French television ads feature farm jobs . “L`agriculture, des métiers à la mode” (farming jobs are in fashion) is the theme of a television advertising campaign in France to attract people into agriculture. It is sponsored by an agricultural organization, FNSEA, and we became aware of it through an item in the Farmers Weekly Interactive (UK).

These six brief spots are not your usual rural promotions. When you watch them online you should be ready for “How’s-that-again?” images such as baled-hay earphones and a purple sheep.

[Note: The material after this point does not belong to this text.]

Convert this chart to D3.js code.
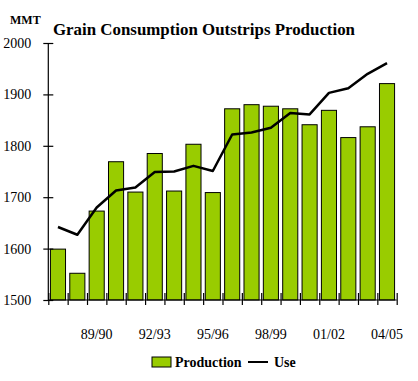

Posted at: http://www.fwi.co.uk/Articles/2009/02/28/114520/video-french-tv-campaign-to-attract-people-into-farming.html


Ten new agricultural communications research reports . Faculty members and graduate students presented 10 research reports at the recent annual meeting of the Southern Association of Agricultural Scientists (SAAS) in Atlanta, Georgia. Here are the topics addressed in the Agricultural Communications Section:

You can review these papers at: http://agnews.tamu.edu/saas/saasproceedings.html


Rural learning from a hole in the wall. School-based education is outside the domain of this Center, but implications of educational researcher Sugata Mitra’s “hole in the wall” experiments in remote sectors of India extend far beyond the classroom. In fact, as you may know, “hole in the wall” experiments inspired the movie “Slumdog Millionaire,” winner of four Golden Globe Awards.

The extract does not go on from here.